You’ve likely never been to East Palestine, Ohio, the small village torn asunder by a railroad crash.
Neither have I. But in a sense we’ve been there a hundred times. Anyone who has chosen the nation’s wonderful back roads to travel long distance has driven through small towns. Often these towns present as picturesque and proud. Yet often they are quite fragile economically. As a result, they lack the native resilience necessary to mitigate disasters. If any good can come this latest non-natural disaster, that would be a revitalization of federal community resiliency programs.
Small burgs and hamlets appeal even to city slickers. I recall once, during a solo trip, stopping my motorcycle for a coffee break in Leechburg, Pennsylvania — population 2,149. It’s not far from East Palestine. Two friendly townies sitting out front of the Coco Coffeehouse kept me talking there for nearly an hour. They pulled a low stool out of the shop for me to sit on, while the proprietor brewed a fresh pot of coffee. Leechburg is surrounded by a U-shaped river bend, with a railroad track along the river. Anything could happen.

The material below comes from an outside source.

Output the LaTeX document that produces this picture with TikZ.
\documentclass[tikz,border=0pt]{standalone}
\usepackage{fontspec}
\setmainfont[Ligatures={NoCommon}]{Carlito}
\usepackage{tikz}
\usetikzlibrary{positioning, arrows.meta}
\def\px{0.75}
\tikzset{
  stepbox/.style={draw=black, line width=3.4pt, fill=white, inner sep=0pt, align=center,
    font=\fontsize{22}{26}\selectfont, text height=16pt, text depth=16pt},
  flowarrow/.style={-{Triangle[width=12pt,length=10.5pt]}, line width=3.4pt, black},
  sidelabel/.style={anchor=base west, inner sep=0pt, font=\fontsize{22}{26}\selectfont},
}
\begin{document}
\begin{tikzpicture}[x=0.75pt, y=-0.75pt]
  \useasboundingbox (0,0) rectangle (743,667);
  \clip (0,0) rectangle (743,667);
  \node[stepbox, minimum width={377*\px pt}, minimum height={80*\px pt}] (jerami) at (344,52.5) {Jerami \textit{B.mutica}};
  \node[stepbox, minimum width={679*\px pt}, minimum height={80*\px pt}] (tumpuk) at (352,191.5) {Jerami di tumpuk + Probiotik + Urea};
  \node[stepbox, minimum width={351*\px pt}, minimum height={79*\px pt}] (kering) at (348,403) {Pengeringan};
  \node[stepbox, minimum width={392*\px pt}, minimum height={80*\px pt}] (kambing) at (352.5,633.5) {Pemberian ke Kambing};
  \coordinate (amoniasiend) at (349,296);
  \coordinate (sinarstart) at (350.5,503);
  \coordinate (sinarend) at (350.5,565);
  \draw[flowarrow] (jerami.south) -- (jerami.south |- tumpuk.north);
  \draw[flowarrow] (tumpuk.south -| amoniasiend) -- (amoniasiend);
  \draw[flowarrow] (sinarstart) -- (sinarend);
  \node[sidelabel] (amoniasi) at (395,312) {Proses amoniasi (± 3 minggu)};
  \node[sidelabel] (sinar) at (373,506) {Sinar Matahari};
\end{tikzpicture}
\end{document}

The horror show in East Palestine produced a litany of purported villains. Railroads, the other political party and its policies, the chemical industry. Most of the charges and countercharges are inaccurate, in some cases deliberately so. Yet loss and distress of the East Palestine residents is real enough. Just imagine no longer trusting your well water or the air you breathe, and feeling that the value of your home gone up with the cloud of burning vinyl chloride.
People naturally look to the federal government for help. Especially when problems overwhelm local and state resources. All it took in this case, according to the preliminary report from the National Transportation Safety Board, was for a rail car wheel bearing to seize from overheating. A device the size of a Diet Coke can that a rail maintenance person can change out in about 10 minutes.

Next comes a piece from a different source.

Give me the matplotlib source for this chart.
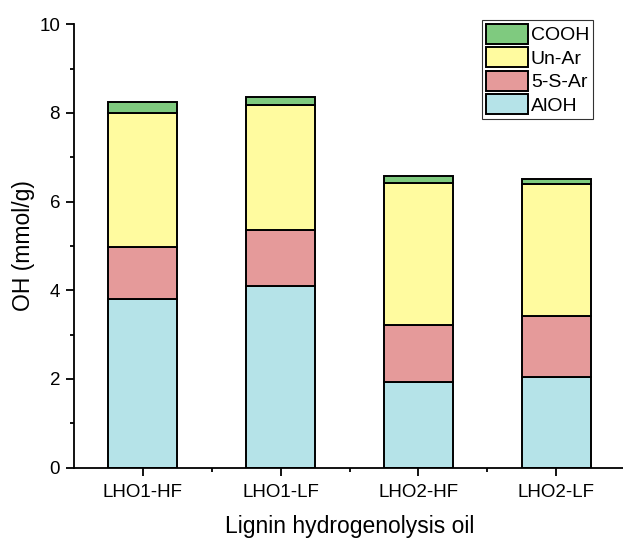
import numpy as np
import matplotlib.pyplot as plt
from matplotlib.ticker import MultipleLocator

plt.rcParams['font.family'] = ['Liberation Sans', 'DejaVu Sans']

samples = ["LHO1-HF", "LHO1-LF", "LHO2-HF", "LHO2-LF"]
aloh = [3.81, 4.09, 1.92, 2.04]
s5_ar = [1.16, 1.26, 1.29, 1.38]
un_ar = [3.04, 2.84, 3.21, 2.97]
cooh = [0.24, 0.16, 0.16, 0.12]

layers = [("AlOH", aloh, "#b5e3e8"),
          ("5-S-Ar", s5_ar, "#e59a9a"),
          ("Un-Ar", un_ar, "#fffb9f"),
          ("COOH", cooh, "#7fca7f")]

fig = plt.figure(figsize=(6.23, 5.38), dpi=100)
ax = fig.add_axes([0.1188, 0.131, 0.8845, 0.8238])

x = np.arange(1, len(samples) + 1)
bottom = np.zeros(len(samples))
handles = []
for name, vals, col in layers:
    b = ax.bar(x, vals, 0.5, bottom=bottom, color=col, edgecolor="black",
               linewidth=1.4, label=name)
    handles.append(b)
    bottom += np.array(vals)

ax.set_xlim(0.5, 4.5)
ax.set_ylim(0, 10)
ax.set_xticks(x)
ax.set_xticklabels(samples)
ax.set_xticks(x + 0.5, minor=True)
ax.yaxis.set_major_locator(MultipleLocator(2))
ax.yaxis.set_minor_locator(MultipleLocator(1))
ax.tick_params(which="major", length=6, width=1.3, labelsize=13.5,
               direction="out", pad=4)
ax.tick_params(axis="x", which="major", pad=6)
ax.tick_params(which="minor", length=3, width=1.3, direction="out")
for s in ["top", "right"]:
    ax.spines[s].set_visible(False)
for s in ["left", "bottom"]:
    ax.spines[s].set_linewidth(1.3)

ax.set_ylabel("OH (mmol/g)", fontsize=16.5, labelpad=3)
ax.set_xlabel("Lignin hydrogenolysis oil", fontsize=16.5, labelpad=10)

leg = ax.legend(handles[::-1], [h.get_label() for h in handles[::-1]],
                loc="upper right", bbox_to_anchor=(0.942, 1.0097), fontsize=14,
                frameon=True, fancybox=False, edgecolor="black",
                handlelength=2.15, handleheight=1.2, labelspacing=0.15,
                handletextpad=0.15, borderpad=0.2, borderaxespad=0.0)
leg.get_frame().set_linewidth(0.8)

fig.savefig("out.png", dpi=100)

The federal government is the provider of last resort in disasters of any sort, financially and technically. But capability exists at the state and local levels, too. So the question isn’t whether Transportation Secretary Pete Buttigieg or President Joe Biden should go there. Or Donald Trump. That’s cable TV fodder. Moral support lasts the length of the photo op. What people really want is potable water and clean air. The question is, rather, what can the federal government do to continuously build in capacity and resilience at the state and local levels, so that a federal response need be invoked less frequently?
Many federal officials who can actually help have been or remain in East Palestine. They arrived from the Environmental Protection Agency, the Centers for Disease Control and Prevention and several components of the Transportation Department. The question remains, though, does sufficient resilience exist for small towns and villages such that the provider of last resort doesn’t have to be the first responder, or even the principal responder?
Community resiliency has long been a concern for the federal government. “Community resilience, the ability to withstand the impacts of natural, technological, or human-caused hazards and recover community functions quickly, is a local and a national issue,” states the National Institute of Standards and Technology on its community resilience program site.
Resiliency of fragile communities overseas occupies much of the mission space of the U. S. Agency for International Development. This helps in diplomatic, humanitarian, and national security domains. Disasters in the U.S. show the need for a focus on community resilience.